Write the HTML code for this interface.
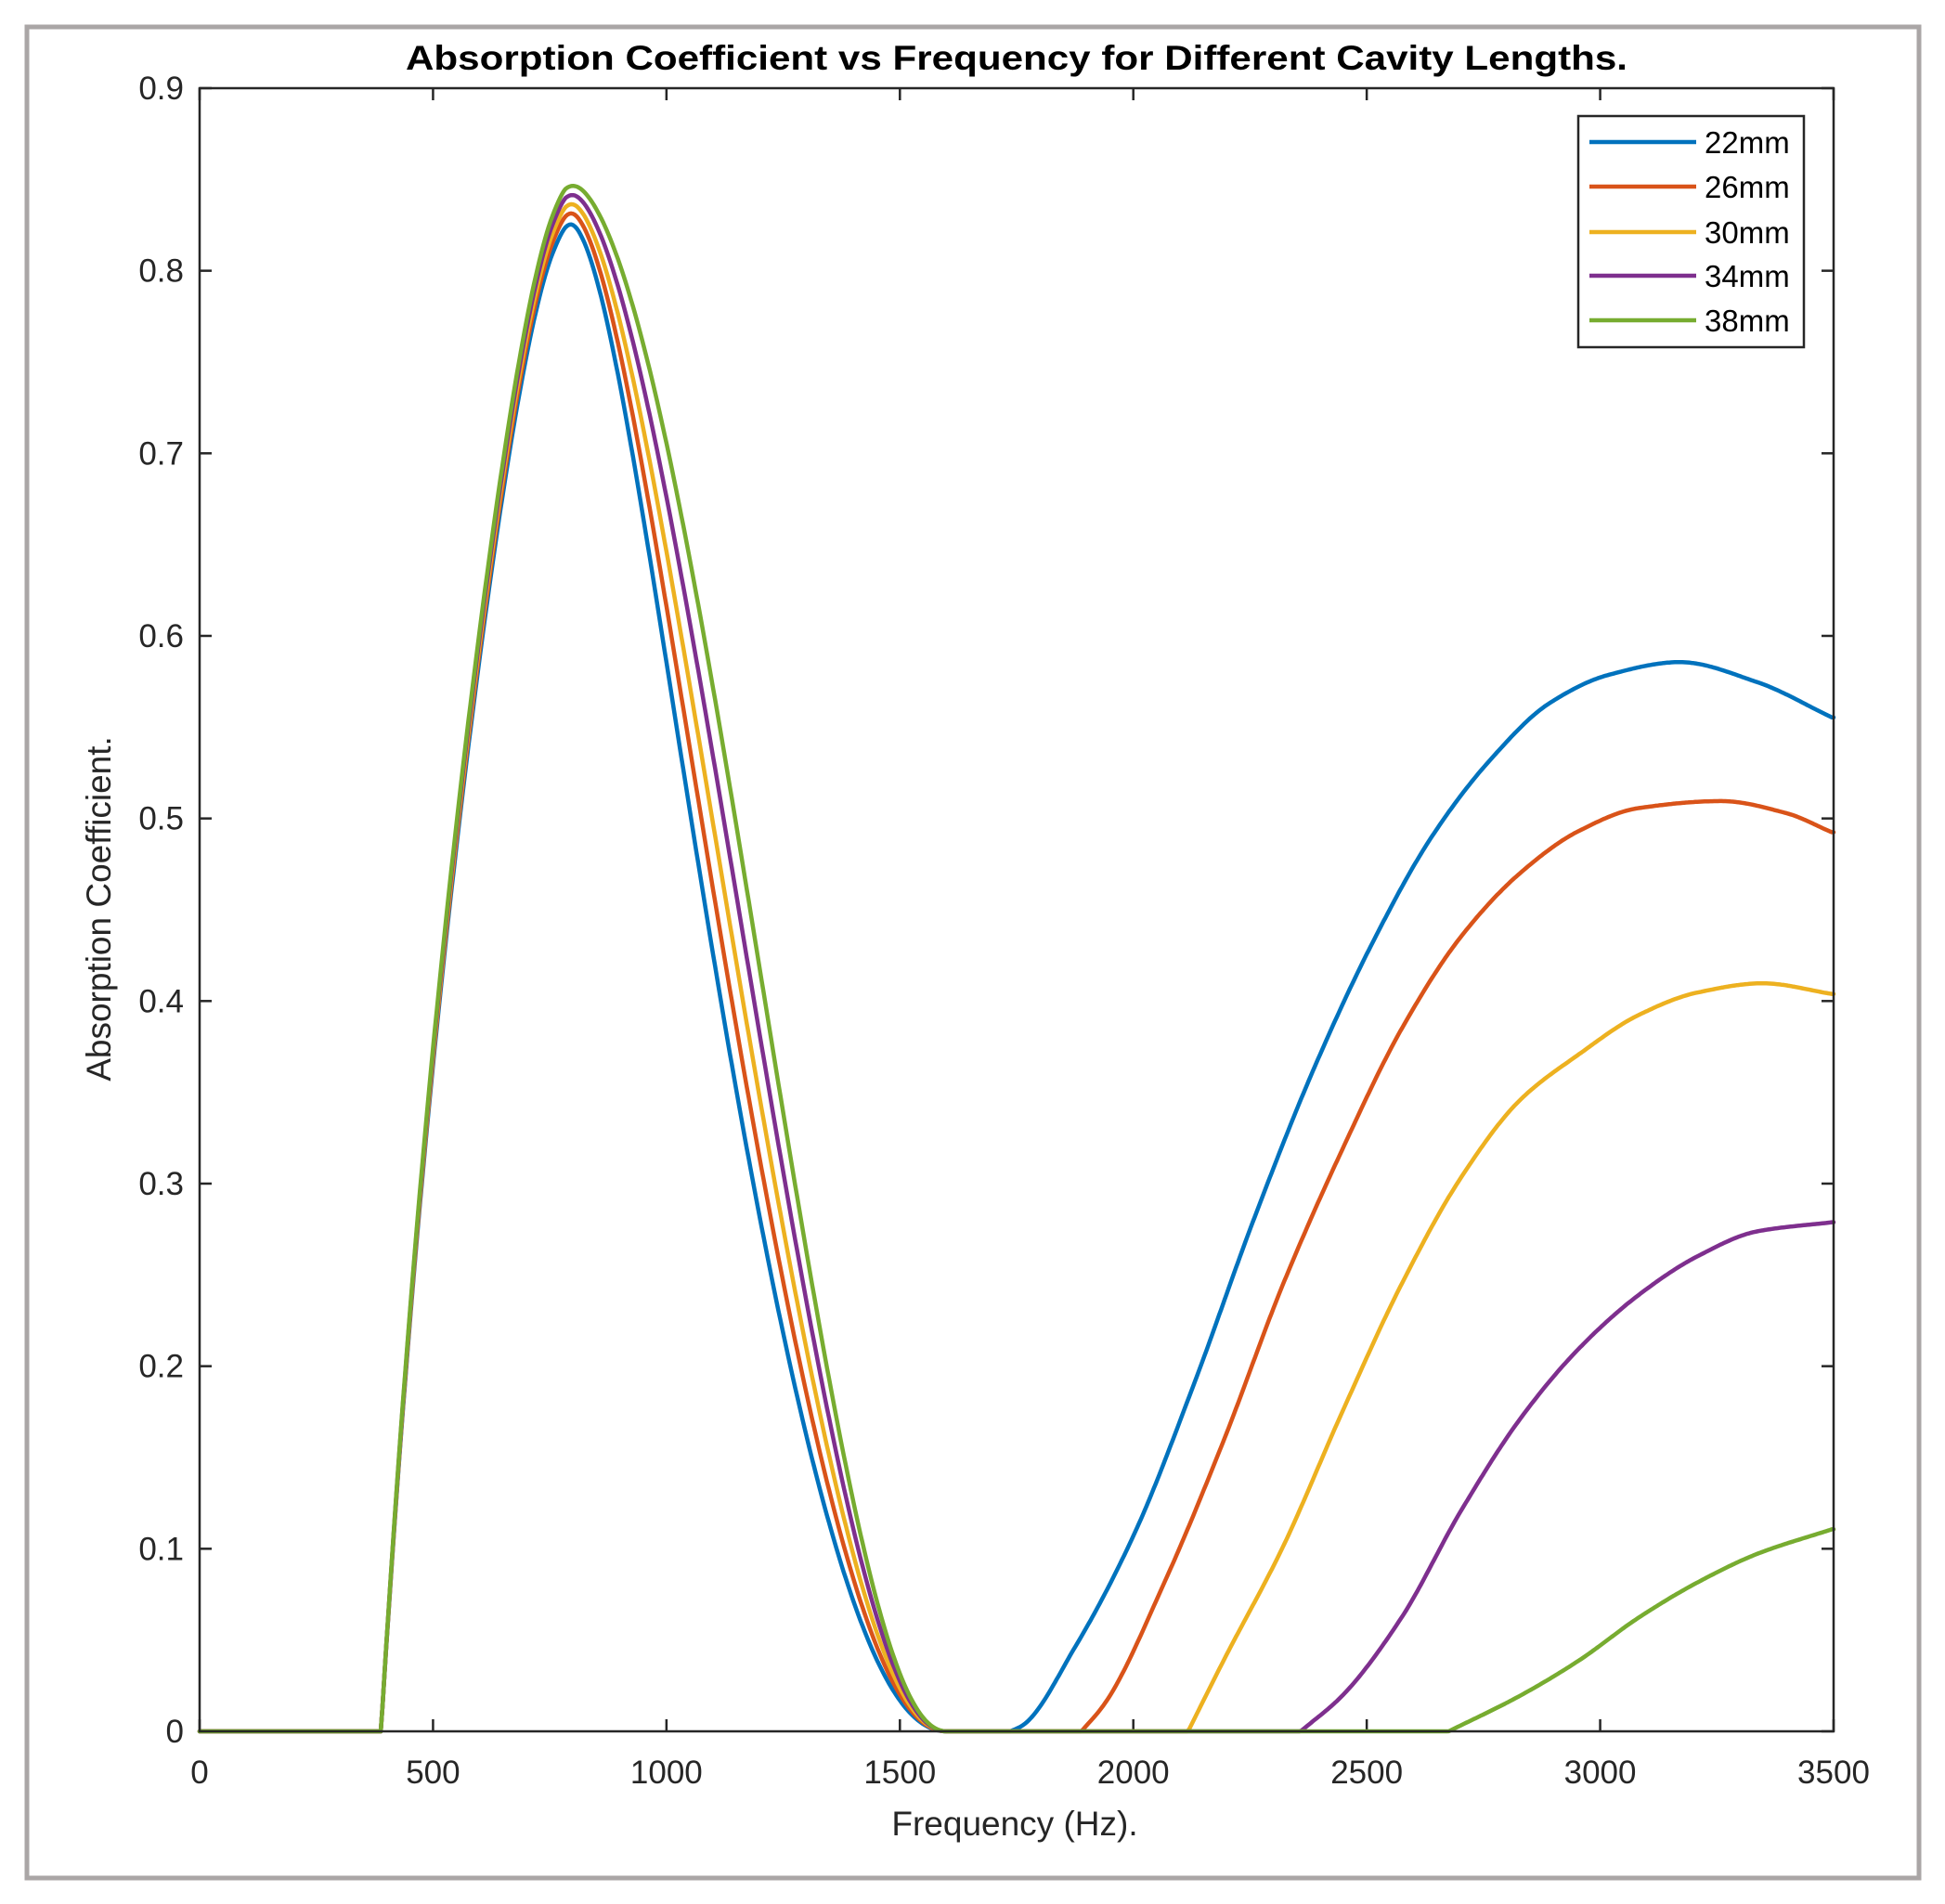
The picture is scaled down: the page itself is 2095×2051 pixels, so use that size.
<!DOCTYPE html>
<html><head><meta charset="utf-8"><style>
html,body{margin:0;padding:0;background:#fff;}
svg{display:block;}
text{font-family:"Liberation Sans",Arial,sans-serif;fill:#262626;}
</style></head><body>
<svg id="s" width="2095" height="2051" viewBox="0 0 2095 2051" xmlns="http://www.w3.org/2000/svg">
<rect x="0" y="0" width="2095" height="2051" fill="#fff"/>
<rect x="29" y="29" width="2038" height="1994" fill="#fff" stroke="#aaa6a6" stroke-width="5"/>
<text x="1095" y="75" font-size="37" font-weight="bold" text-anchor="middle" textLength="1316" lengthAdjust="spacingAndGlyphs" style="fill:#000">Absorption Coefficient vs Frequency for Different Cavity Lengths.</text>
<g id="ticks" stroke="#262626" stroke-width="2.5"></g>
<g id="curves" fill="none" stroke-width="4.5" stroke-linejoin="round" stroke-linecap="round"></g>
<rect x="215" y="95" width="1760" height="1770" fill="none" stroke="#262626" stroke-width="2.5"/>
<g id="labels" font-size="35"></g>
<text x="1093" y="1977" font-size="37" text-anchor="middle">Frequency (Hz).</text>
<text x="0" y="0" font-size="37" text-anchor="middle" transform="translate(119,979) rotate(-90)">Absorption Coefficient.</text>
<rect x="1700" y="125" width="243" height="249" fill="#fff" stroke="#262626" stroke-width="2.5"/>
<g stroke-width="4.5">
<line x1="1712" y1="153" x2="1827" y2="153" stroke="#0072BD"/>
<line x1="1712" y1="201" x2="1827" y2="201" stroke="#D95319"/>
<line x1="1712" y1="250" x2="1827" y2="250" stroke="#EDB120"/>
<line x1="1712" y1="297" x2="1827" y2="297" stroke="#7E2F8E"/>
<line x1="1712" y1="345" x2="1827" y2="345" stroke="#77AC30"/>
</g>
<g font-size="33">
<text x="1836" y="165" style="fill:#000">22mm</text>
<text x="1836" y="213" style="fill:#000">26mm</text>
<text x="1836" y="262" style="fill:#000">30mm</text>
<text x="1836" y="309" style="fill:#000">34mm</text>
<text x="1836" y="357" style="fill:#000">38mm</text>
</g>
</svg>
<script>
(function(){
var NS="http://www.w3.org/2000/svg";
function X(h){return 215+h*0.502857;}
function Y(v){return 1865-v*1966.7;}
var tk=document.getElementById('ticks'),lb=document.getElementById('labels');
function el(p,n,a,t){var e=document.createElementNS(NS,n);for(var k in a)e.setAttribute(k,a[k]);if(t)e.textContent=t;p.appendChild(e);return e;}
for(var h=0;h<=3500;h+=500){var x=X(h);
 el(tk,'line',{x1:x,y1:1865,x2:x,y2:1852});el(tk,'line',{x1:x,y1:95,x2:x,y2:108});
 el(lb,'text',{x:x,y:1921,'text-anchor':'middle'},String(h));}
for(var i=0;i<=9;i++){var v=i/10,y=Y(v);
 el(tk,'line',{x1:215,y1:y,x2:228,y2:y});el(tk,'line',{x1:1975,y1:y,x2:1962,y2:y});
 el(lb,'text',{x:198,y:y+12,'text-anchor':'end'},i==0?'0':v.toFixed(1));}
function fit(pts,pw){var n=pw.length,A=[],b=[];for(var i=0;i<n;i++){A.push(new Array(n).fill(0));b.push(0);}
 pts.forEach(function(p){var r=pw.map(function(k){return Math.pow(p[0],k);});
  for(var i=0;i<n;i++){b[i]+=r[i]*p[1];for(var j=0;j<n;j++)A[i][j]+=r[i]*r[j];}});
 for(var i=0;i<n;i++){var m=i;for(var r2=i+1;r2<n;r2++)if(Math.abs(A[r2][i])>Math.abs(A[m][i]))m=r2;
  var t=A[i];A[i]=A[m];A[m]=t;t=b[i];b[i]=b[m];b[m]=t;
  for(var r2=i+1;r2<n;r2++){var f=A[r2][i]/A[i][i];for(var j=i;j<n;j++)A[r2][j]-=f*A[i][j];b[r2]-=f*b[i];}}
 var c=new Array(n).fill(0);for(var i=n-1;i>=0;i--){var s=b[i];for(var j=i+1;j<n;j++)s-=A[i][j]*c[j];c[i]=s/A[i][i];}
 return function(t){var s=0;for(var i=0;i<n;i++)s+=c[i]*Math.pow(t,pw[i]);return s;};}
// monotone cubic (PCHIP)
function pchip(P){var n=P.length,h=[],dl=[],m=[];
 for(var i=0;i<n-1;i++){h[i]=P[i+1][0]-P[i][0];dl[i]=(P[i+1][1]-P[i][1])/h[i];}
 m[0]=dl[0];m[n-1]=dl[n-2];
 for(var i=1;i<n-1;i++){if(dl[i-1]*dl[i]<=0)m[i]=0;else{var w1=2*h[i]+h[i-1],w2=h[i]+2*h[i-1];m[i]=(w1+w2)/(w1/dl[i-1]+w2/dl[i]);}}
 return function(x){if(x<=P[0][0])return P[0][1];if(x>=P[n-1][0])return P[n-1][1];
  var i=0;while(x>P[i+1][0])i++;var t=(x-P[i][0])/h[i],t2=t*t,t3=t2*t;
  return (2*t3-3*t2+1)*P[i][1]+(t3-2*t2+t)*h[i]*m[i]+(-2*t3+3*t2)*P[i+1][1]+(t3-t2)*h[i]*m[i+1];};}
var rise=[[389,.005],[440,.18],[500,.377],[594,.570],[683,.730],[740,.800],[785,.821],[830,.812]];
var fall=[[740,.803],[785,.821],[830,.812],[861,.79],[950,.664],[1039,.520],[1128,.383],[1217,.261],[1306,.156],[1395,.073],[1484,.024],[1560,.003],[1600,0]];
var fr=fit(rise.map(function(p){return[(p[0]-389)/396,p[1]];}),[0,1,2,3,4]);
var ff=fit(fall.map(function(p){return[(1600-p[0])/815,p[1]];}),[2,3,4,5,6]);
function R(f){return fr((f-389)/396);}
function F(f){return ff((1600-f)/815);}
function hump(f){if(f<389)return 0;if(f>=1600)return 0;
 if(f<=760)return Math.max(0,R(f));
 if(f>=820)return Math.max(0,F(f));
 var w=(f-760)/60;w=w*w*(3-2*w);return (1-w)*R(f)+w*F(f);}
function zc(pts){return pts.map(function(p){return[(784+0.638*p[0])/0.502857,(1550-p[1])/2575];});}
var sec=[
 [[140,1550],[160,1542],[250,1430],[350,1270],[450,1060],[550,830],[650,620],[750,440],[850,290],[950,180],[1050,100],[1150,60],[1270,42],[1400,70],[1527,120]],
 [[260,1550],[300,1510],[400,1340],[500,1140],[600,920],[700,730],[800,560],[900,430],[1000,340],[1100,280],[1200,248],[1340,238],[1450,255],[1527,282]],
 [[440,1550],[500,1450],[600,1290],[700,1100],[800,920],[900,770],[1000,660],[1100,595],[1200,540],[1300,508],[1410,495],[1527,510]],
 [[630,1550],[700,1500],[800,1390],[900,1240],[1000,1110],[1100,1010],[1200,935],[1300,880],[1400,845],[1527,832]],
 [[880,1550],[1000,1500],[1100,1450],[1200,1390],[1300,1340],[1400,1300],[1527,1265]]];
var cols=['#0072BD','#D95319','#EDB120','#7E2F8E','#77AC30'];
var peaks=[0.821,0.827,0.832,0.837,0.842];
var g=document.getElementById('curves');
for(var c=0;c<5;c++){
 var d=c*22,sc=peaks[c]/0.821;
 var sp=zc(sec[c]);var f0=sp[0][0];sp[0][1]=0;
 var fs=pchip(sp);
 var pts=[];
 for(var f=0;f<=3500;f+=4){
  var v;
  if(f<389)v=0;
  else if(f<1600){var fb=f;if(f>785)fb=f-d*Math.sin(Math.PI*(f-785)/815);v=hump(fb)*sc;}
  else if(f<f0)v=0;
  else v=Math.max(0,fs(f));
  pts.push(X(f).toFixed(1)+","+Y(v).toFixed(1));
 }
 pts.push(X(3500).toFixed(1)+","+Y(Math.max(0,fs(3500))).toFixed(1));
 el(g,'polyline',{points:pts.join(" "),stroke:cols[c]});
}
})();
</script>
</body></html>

**Aim of the exercise**:
Identify each line of the material where the word "size" shows up, and copy it.

**Task solution**:
The picture is scaled down: the page itself is 2095×2051 pixels, so use that size.
<text x="1095" y="75" font-size="37" font-weight="bold" text-anchor="middle" textLength="1316" lengthAdjust="spacingAndGlyphs" style="fill:#000">Absorption Coefficient vs Frequency for Different Cavity Lengths.</text>
<g id="labels" font-size="35"></g>
<text x="1093" y="1977" font-size="37" text-anchor="middle">Frequency (Hz).</text>
<text x="0" y="0" font-size="37" text-anchor="middle" transform="translate(119,979) rotate(-90)">Absorption Coefficient.</text>
<g font-size="33">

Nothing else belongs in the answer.